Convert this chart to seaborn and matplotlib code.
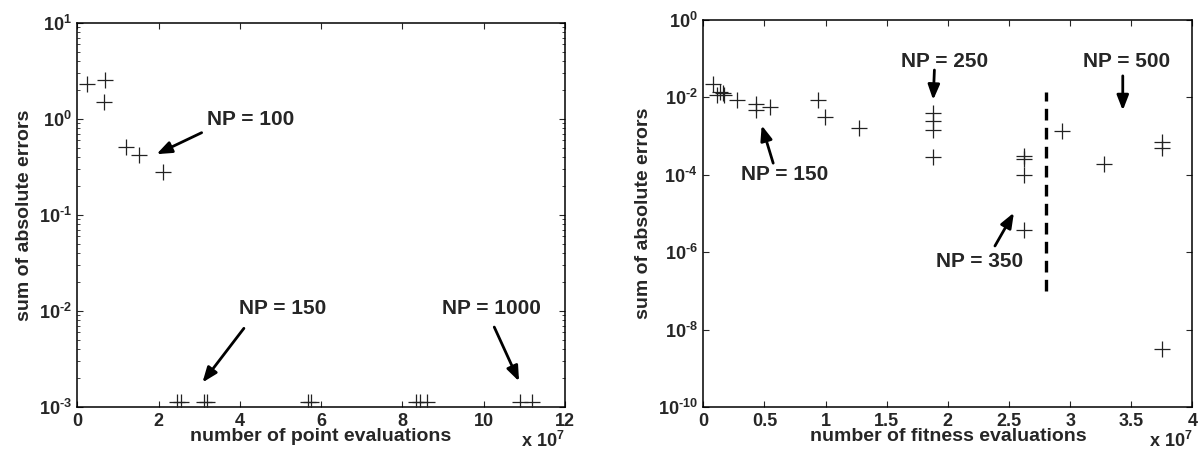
import numpy as np
import pandas as pd
import seaborn as sns
import matplotlib.pyplot as plt
from matplotlib.ticker import LogLocator, NullLocator, FixedLocator, FixedFormatter

# left panel: point evaluations (x in units of 1e7)
left_x = [0.25, 0.68, 0.65, 1.2, 1.53, 2.12,
          2.45, 2.54, 3.12, 3.18, 5.68, 5.74, 8.33, 8.43, 8.6, 10.89, 11.18]
left_y = [2.3, 2.55, 1.52, 0.51, 0.42, 0.28,
          1.13e-3, 1.13e-3, 1.13e-3, 1.13e-3, 1.13e-3, 1.13e-3,
          1.13e-3, 1.13e-3, 1.13e-3, 1.13e-3, 1.13e-3]

# right panel: fitness evaluations (x in units of 1e7)
right_x = [0.082, 0.109, 0.138, 0.164, 0.17, 0.273, 0.431, 0.431, 0.545, 0.94, 0.995, 1.27,
           1.876, 1.876, 1.876, 1.876,
           2.625, 2.625, 2.625, 2.625,
           2.93, 3.277, 3.75, 3.75, 3.75]
right_y = [0.022, 0.0115, 0.014, 0.013, 0.0118, 0.0086, 0.0068, 0.0046, 0.0057, 0.0086, 0.0032, 0.0016,
           0.0039, 0.0025, 0.00145, 2.9e-4,
           3.1e-4, 2.6e-4, 1.0e-4, 3.7e-6,
           1.35e-3, 1.87e-4, 7.2e-4, 4.8e-4, 3.1e-9]

# vertical dashed separator on the right panel
sep_x = [2.8, 2.8]
sep_y = [1e-7, 1.4e-2]

left_xticks = [0, 2, 4, 6, 8, 10, 12]
left_yticks = [1e-3, 1e-2, 1e-1, 1, 10]
left_ylabels = ["-3", "-2", "-1", "0", "1"]
right_xticks = [0, 0.5, 1, 1.5, 2, 2.5, 3, 3.5, 4]
right_xlabels = ["0", "0.5", "1", "1.5", "2", "2.5", "3", "3.5", "4"]
right_yticks = [1e-10, 1e-8, 1e-6, 1e-4, 1e-2, 1]
right_ylabels = ["-10", "-8", "-6", "-4", "-2", "0"]

sns.set_style("ticks")
plt.rcParams['font.family'] = ['Liberation Sans', 'DejaVu Sans']
plt.rcParams['font.weight'] = 'bold'
plt.rcParams['mathtext.fontset'] = 'custom'
plt.rcParams['mathtext.rm'] = 'Liberation Sans:bold'
plt.rcParams['mathtext.bf'] = 'Liberation Sans:bold'
plt.rcParams['mathtext.it'] = 'Liberation Sans:bold'
plt.rcParams['mathtext.default'] = 'bf'


def pow_labels(exps):
    return [r"$10^{\text{" + e + "}}$" for e in exps]


fig = plt.figure(figsize=(11.98, 4.59), dpi=100)
ax1 = fig.add_axes([0.0645, 0.1133, 0.4071, 0.8366])
ax2 = fig.add_axes([0.587, 0.1133, 0.4084, 0.8431])

df1 = pd.DataFrame({"x": left_x, "y": left_y})
df2 = pd.DataFrame({"x": right_x, "y": right_y})

for ax, df in [(ax1, df1), (ax2, df2)]:
    sns.scatterplot(data=df, x="x", y="y", ax=ax, marker="+", s=140,
                    color="#222222", linewidth=0.9, legend=False, zorder=3)
    ax.set_yscale("log")
    for sp in ax.spines.values():
        sp.set_visible(True)
        sp.set_linewidth(1.1)
        sp.set_color("black")
    ax.tick_params(direction="in", top=True, right=True, length=4, width=0.8,
                   labelsize=13, pad=4)
    ax.tick_params(which="minor", direction="in", left=True, right=True, length=2.5, width=0.6)
    ax.set_ylabel("sum of absolute errors", fontsize=14, fontweight="bold", labelpad=4)

# left panel axes
ax1.set_xlim(0, 12)
ax1.set_ylim(1e-3, 10)
ax1.set_xticks(left_xticks)
ax1.set_xticklabels([str(t) for t in left_xticks])
ax1.yaxis.set_major_locator(FixedLocator(left_yticks))
ax1.yaxis.set_major_formatter(FixedFormatter(pow_labels(left_ylabels)))
ax1.yaxis.set_minor_locator(LogLocator(base=10, subs=np.arange(2, 10)))
ax1.set_xlabel("number of point evaluations", fontsize=14, fontweight="bold", labelpad=-1)
ax1.text(1.0, -0.088, r"x 10$^{7}$", transform=ax1.transAxes, ha="right", va="center", fontsize=13)

# right panel axes
ax2.set_xlim(0, 4)
ax2.set_ylim(1e-10, 1)
ax2.set_xticks(right_xticks)
ax2.set_xticklabels(right_xlabels)
ax2.yaxis.set_major_locator(FixedLocator(right_yticks))
ax2.yaxis.set_major_formatter(FixedFormatter(pow_labels(right_ylabels)))
ax2.yaxis.set_minor_locator(NullLocator())
ax2.set_xlabel("number of fitness evaluations", fontsize=14, fontweight="bold", labelpad=-1)
ax2.text(1.0, -0.088, r"x 10$^{7}$", transform=ax2.transAxes, ha="right", va="center", fontsize=13)
ax2.plot(sep_x, sep_y, color="black", linestyle=(0, (3.5, 2.2)), linewidth=2.4, zorder=2)

arrow = dict(arrowstyle="-|>,head_length=0.9,head_width=0.35", lw=2, color="black",
             shrinkA=0, shrinkB=0)

# annotations, left
ax1.text(4.26, 0.98, "NP = 100", fontsize=15, fontweight="bold", ha="center", va="center")
ax1.annotate("", xy=(1.95, 0.43), xytext=(3.06, 0.72), arrowprops=arrow)
ax1.text(5.06, 0.0105, "NP = 150", fontsize=15, fontweight="bold", ha="center", va="center")
ax1.annotate("", xy=(3.08, 1.8e-3), xytext=(4.1, 0.0066), arrowprops=arrow)
ax1.text(10.18, 0.0105, "NP = 1000", fontsize=15, fontweight="bold", ha="center", va="center")
ax1.annotate("", xy=(10.87, 1.85e-3), xytext=(10.26, 0.0068), arrowprops=arrow)

# annotations, right
ax2.text(1.97, 0.083, "NP = 250", fontsize=15, fontweight="bold", ha="center", va="center")
ax2.annotate("", xy=(1.88, 0.0086), xytext=(1.89, 0.051), arrowprops=arrow)
ax2.text(3.46, 0.083, "NP = 500", fontsize=15, fontweight="bold", ha="center", va="center")
ax2.annotate("", xy=(3.43, 0.0046), xytext=(3.43, 0.036), arrowprops=arrow)
ax2.text(0.668, 1e-4, "NP = 150", fontsize=15, fontweight="bold", ha="center", va="center")
ax2.annotate("", xy=(0.478, 0.0019), xytext=(0.572, 2e-4), arrowprops=arrow)
ax2.text(2.26, 5.7e-7, "NP = 350", fontsize=15, fontweight="bold", ha="center", va="center")
ax2.annotate("", xy=(2.54, 1.05e-5), xytext=(2.385, 1.45e-6), arrowprops=arrow)

fig.savefig("out.png", dpi=100)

::::::::

> [Aim of the exercise]: Set the lines above down again, word for word, from the first through the one containing "from matplotlib.ticker import"; pictures excluded.

> [Response for this exercise]:
Convert this chart to seaborn and matplotlib code.
import numpy as np
import pandas as pd
import seaborn as sns
import matplotlib.pyplot as plt
from matplotlib.ticker import LogLocator, NullLocator, FixedLocator, FixedFormatter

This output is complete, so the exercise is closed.